- **Objective**
Repeat exactly, please, the lines that begin at the start of the listing and end at the line holding "y_tick_labels = ['0', '0.2', '0.4', '0.6', '0.8', '1']".

- **Collected material**
=====

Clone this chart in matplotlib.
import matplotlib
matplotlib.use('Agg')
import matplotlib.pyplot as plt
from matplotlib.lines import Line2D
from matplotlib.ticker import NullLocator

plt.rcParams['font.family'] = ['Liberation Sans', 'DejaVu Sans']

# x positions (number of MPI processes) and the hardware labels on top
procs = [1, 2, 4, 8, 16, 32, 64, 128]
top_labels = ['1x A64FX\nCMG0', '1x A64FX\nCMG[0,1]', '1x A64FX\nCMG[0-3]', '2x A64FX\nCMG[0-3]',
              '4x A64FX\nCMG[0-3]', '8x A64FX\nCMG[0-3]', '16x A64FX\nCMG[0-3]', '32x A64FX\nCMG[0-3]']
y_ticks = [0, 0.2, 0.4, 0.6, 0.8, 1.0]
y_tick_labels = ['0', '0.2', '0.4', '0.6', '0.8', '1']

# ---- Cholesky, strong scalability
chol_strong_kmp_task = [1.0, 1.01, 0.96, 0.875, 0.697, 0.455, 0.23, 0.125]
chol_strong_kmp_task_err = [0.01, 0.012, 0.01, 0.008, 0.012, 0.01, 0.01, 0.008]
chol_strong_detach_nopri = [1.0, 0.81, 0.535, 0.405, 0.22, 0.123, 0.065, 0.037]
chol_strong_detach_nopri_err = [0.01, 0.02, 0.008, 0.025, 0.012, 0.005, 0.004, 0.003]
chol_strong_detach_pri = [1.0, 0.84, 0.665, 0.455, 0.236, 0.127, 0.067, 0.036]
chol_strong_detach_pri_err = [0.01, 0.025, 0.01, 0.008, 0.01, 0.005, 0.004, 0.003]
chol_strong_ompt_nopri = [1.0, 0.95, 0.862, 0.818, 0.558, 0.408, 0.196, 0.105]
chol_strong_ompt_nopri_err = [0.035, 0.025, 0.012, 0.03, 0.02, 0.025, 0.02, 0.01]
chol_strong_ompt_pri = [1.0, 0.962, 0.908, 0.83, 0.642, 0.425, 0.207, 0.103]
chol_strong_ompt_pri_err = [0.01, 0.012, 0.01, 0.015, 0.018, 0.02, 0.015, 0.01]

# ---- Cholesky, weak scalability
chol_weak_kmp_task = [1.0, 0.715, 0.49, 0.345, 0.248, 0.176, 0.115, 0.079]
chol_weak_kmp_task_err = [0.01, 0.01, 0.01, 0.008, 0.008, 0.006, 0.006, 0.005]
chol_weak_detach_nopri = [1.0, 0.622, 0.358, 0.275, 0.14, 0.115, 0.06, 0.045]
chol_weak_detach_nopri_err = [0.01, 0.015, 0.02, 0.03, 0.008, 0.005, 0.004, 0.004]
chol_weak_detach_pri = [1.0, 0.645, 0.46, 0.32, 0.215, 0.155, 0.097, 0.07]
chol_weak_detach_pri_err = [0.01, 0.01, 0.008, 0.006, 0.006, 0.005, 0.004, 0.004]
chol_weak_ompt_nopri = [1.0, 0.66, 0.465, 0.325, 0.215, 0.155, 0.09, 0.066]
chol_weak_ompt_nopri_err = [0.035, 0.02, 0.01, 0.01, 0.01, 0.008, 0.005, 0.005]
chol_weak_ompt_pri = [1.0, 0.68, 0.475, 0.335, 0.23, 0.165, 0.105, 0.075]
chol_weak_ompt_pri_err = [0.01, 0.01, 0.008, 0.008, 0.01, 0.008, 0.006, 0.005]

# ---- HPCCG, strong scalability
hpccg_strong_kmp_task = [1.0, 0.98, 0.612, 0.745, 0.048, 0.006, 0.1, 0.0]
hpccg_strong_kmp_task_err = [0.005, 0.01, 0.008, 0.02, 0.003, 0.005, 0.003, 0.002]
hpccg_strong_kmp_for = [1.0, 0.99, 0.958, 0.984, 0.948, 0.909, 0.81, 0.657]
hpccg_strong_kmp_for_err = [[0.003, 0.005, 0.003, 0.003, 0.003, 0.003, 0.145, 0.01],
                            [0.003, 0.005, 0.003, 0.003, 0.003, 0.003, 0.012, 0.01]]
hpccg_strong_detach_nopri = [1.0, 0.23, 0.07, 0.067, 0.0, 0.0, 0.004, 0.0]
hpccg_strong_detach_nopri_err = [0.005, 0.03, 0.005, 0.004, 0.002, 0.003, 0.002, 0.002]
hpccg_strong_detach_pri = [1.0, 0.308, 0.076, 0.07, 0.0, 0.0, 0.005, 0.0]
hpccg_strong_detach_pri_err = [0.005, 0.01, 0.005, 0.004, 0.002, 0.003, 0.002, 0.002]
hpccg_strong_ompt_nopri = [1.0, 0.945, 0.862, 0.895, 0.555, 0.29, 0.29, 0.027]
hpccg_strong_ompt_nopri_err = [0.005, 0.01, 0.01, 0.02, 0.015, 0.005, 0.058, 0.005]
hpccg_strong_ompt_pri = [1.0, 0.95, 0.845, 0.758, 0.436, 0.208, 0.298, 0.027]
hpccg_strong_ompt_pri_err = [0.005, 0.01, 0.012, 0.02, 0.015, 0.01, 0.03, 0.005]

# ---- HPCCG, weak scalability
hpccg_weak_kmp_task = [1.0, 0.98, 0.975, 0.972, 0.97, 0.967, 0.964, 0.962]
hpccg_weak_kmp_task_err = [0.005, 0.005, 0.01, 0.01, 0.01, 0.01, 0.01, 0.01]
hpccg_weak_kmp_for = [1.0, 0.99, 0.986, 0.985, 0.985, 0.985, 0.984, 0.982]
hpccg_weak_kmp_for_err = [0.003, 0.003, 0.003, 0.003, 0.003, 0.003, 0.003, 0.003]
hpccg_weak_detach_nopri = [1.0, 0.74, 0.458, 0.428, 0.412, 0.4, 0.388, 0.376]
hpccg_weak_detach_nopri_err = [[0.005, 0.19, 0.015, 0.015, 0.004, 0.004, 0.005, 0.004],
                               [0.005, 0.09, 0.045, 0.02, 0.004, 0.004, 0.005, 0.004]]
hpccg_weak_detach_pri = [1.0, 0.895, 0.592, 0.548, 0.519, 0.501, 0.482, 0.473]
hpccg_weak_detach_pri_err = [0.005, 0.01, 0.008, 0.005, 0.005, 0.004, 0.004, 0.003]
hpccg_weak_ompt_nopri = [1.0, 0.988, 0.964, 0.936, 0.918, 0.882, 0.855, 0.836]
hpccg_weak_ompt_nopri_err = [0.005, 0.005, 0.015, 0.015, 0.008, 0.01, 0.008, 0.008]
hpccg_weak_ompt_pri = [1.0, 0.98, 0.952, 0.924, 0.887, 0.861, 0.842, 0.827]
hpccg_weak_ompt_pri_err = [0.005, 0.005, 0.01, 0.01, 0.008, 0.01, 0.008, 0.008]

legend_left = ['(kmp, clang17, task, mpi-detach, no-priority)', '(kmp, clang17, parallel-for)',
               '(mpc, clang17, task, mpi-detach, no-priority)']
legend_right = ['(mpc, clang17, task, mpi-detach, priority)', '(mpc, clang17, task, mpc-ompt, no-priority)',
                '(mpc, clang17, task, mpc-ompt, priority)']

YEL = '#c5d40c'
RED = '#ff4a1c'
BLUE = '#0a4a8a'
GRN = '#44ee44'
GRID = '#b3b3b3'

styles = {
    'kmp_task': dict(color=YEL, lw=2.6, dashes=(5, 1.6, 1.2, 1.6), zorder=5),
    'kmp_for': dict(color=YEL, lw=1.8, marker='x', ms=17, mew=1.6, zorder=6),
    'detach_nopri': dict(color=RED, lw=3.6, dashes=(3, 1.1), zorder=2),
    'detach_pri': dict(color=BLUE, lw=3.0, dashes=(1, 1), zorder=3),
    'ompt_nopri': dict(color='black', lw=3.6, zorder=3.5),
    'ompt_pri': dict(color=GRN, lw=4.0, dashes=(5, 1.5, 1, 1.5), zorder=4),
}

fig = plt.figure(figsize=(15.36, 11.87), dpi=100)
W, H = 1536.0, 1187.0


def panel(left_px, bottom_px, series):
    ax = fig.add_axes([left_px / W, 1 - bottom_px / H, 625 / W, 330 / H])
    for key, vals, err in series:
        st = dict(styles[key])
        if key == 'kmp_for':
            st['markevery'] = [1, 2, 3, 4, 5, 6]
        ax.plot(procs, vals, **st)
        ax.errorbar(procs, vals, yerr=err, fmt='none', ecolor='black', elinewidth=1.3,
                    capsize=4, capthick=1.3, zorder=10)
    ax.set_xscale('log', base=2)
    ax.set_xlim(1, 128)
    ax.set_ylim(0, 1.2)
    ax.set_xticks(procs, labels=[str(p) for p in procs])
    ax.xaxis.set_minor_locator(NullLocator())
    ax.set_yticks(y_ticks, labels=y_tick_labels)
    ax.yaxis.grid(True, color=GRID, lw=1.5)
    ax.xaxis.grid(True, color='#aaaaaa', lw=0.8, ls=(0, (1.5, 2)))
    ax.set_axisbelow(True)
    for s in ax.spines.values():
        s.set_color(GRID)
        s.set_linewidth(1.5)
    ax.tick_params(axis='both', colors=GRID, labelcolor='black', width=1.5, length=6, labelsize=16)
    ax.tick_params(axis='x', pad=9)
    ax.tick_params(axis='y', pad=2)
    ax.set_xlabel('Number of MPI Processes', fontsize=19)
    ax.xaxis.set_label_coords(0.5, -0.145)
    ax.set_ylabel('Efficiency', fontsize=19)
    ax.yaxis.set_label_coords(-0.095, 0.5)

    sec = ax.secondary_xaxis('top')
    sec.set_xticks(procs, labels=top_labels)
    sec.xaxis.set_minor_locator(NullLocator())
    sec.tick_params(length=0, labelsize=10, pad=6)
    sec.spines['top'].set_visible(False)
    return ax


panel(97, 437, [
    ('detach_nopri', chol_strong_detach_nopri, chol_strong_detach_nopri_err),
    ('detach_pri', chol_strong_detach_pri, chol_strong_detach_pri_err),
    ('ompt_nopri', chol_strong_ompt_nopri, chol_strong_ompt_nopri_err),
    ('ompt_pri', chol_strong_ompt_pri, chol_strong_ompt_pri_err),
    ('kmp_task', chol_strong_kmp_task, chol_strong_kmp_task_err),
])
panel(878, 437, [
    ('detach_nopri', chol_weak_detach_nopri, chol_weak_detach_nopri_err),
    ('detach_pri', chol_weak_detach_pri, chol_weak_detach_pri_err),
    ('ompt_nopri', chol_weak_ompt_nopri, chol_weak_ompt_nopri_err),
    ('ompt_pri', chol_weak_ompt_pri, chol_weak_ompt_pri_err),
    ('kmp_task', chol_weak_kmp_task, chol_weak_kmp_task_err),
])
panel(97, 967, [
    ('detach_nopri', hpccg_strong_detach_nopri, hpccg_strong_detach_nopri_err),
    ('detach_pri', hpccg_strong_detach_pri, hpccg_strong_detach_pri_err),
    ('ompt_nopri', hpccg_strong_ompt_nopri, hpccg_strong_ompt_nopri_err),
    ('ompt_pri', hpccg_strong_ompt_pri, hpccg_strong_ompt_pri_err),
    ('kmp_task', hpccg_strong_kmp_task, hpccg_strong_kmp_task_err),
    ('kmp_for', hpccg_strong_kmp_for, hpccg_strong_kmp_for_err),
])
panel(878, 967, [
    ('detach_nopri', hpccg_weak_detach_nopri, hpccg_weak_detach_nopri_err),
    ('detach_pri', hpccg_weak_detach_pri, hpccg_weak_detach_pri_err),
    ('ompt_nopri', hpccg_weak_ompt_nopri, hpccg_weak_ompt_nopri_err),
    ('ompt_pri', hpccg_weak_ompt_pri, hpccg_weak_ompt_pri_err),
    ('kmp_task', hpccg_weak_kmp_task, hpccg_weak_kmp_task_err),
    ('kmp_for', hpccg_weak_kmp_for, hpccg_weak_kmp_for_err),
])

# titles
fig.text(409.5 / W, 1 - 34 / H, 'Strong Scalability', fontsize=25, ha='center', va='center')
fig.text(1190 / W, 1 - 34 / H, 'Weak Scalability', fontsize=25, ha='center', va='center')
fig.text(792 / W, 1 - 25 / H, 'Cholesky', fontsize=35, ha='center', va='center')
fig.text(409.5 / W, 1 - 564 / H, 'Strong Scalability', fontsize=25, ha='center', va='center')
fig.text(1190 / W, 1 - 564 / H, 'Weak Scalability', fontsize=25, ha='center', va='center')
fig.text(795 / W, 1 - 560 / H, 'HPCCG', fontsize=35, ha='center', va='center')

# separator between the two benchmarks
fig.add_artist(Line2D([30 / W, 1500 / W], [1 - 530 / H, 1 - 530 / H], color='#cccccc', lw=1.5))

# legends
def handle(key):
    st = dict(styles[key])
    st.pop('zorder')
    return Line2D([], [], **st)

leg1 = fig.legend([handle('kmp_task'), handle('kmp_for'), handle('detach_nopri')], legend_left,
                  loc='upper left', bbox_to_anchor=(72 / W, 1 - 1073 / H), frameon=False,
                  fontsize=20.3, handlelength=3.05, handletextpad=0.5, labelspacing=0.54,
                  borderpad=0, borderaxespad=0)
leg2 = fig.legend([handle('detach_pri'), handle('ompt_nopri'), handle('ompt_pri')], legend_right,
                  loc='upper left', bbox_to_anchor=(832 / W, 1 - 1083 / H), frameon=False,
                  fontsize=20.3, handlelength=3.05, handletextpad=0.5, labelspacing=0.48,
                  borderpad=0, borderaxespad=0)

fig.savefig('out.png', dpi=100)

=====

- **Answer in full**
Clone this chart in matplotlib.
import matplotlib
matplotlib.use('Agg')
import matplotlib.pyplot as plt
from matplotlib.lines import Line2D
from matplotlib.ticker import NullLocator

plt.rcParams['font.family'] = ['Liberation Sans', 'DejaVu Sans']

# x positions (number of MPI processes) and the hardware labels on top
procs = [1, 2, 4, 8, 16, 32, 64, 128]
top_labels = ['1x A64FX\nCMG0', '1x A64FX\nCMG[0,1]', '1x A64FX\nCMG[0-3]', '2x A64FX\nCMG[0-3]',
              '4x A64FX\nCMG[0-3]', '8x A64FX\nCMG[0-3]', '16x A64FX\nCMG[0-3]', '32x A64FX\nCMG[0-3]']
y_ticks = [0, 0.2, 0.4, 0.6, 0.8, 1.0]
y_tick_labels = ['0', '0.2', '0.4', '0.6', '0.8', '1']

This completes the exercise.